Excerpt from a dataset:
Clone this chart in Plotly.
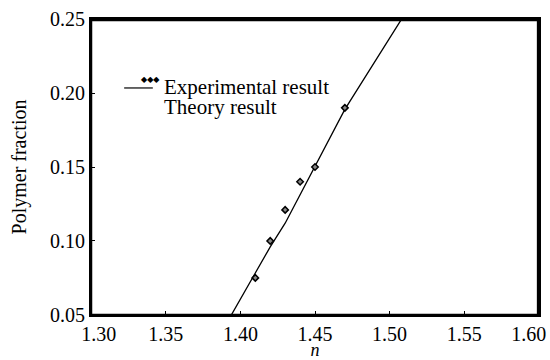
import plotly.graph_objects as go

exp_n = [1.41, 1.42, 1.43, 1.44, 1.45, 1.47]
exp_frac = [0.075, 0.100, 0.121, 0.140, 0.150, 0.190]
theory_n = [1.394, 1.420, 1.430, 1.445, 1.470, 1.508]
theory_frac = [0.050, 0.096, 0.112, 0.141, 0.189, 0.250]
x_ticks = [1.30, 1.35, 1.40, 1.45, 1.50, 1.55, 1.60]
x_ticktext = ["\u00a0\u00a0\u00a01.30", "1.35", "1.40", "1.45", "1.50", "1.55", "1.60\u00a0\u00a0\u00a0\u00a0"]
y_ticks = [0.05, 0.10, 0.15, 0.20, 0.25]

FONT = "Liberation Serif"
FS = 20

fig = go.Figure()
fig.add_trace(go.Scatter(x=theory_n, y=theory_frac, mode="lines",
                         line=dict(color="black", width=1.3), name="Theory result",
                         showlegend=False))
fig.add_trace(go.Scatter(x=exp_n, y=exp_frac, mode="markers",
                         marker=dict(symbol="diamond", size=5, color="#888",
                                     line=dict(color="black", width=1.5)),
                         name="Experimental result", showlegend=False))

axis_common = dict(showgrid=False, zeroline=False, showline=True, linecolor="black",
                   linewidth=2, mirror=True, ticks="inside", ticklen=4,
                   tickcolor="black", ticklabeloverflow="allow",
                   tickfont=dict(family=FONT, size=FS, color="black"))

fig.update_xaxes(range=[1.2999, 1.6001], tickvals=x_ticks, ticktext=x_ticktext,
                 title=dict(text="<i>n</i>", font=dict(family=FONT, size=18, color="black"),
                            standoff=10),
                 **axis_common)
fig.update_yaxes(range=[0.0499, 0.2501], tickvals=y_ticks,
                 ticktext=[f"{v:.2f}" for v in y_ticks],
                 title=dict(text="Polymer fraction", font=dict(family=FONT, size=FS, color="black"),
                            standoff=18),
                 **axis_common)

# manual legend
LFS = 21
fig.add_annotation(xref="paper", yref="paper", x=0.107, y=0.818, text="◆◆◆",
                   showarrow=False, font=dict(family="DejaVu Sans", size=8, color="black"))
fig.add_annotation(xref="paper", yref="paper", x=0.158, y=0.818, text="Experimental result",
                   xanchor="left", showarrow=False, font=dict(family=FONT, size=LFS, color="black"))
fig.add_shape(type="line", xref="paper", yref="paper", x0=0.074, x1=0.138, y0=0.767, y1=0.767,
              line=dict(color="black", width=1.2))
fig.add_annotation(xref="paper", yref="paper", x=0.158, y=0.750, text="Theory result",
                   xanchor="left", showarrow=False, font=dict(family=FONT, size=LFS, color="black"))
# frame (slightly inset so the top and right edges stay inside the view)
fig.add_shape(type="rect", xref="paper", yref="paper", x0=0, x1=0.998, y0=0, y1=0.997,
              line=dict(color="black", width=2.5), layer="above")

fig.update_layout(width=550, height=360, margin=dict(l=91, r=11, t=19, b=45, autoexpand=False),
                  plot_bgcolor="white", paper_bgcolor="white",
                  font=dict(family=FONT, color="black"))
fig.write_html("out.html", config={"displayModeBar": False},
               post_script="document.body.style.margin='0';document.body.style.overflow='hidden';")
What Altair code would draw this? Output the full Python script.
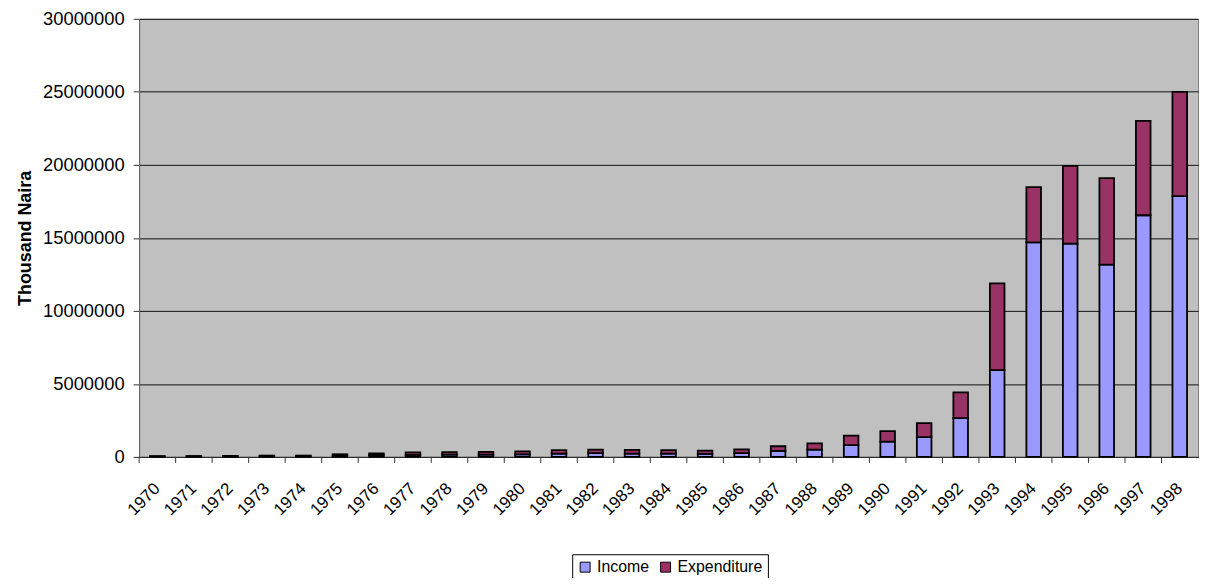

GIVEN PROBLEM: Retype each record exactly as it stands, but do not include the pictures.

CORRECT RESPONSE:
Clone this chart in Plotly.
import plotly.graph_objects as go

exp_n = [1.41, 1.42, 1.43, 1.44, 1.45, 1.47]
exp_frac = [0.075, 0.100, 0.121, 0.140, 0.150, 0.190]
theory_n = [1.394, 1.420, 1.430, 1.445, 1.470, 1.508]
theory_frac = [0.050, 0.096, 0.112, 0.141, 0.189, 0.250]
x_ticks = [1.30, 1.35, 1.40, 1.45, 1.50, 1.55, 1.60]
x_ticktext = ["\u00a0\u00a0\u00a01.30", "1.35", "1.40", "1.45", "1.50", "1.55", "1.60\u00a0\u00a0\u00a0\u00a0"]
y_ticks = [0.05, 0.10, 0.15, 0.20, 0.25]

FONT = "Liberation Serif"
FS = 20

fig = go.Figure()
fig.add_trace(go.Scatter(x=theory_n, y=theory_frac, mode="lines",
                         line=dict(color="black", width=1.3), name="Theory result",
                         showlegend=False))
fig.add_trace(go.Scatter(x=exp_n, y=exp_frac, mode="markers",
                         marker=dict(symbol="diamond", size=5, color="#888",
                                     line=dict(color="black", width=1.5)),
                         name="Experimental result", showlegend=False))

axis_common = dict(showgrid=False, zeroline=False, showline=True, linecolor="black",
                   linewidth=2, mirror=True, ticks="inside", ticklen=4,
                   tickcolor="black", ticklabeloverflow="allow",
                   tickfont=dict(family=FONT, size=FS, color="black"))

fig.update_xaxes(range=[1.2999, 1.6001], tickvals=x_ticks, ticktext=x_ticktext,
                 title=dict(text="<i>n</i>", font=dict(family=FONT, size=18, color="black"),
                            standoff=10),
                 **axis_common)
fig.update_yaxes(range=[0.0499, 0.2501], tickvals=y_ticks,
                 ticktext=[f"{v:.2f}" for v in y_ticks],
                 title=dict(text="Polymer fraction", font=dict(family=FONT, size=FS, color="black"),
                            standoff=18),
                 **axis_common)

# manual legend
LFS = 21
fig.add_annotation(xref="paper", yref="paper", x=0.107, y=0.818, text="◆◆◆",
                   showarrow=False, font=dict(family="DejaVu Sans", size=8, color="black"))
fig.add_annotation(xref="paper", yref="paper", x=0.158, y=0.818, text="Experimental result",
                   xanchor="left", showarrow=False, font=dict(family=FONT, size=LFS, color="black"))
fig.add_shape(type="line", xref="paper", yref="paper", x0=0.074, x1=0.138, y0=0.767, y1=0.767,
              line=dict(color="black", width=1.2))
fig.add_annotation(xref="paper", yref="paper", x=0.158, y=0.750, text="Theory result",
                   xanchor="left", showarrow=False, font=dict(family=FONT, size=LFS, color="black"))
# frame (slightly inset so the top and right edges stay inside the view)
fig.add_shape(type="rect", xref="paper", yref="paper", x0=0, x1=0.998, y0=0, y1=0.997,
              line=dict(color="black", width=2.5), layer="above")

fig.update_layout(width=550, height=360, margin=dict(l=91, r=11, t=19, b=45, autoexpand=False),
                  plot_bgcolor="white", paper_bgcolor="white",
                  font=dict(family=FONT, color="black"))
fig.write_html("out.html", config={"displayModeBar": False},
               post_script="document.body.style.margin='0';document.body.style.overflow='hidden';")
What Altair code would draw this? Output the full Python script.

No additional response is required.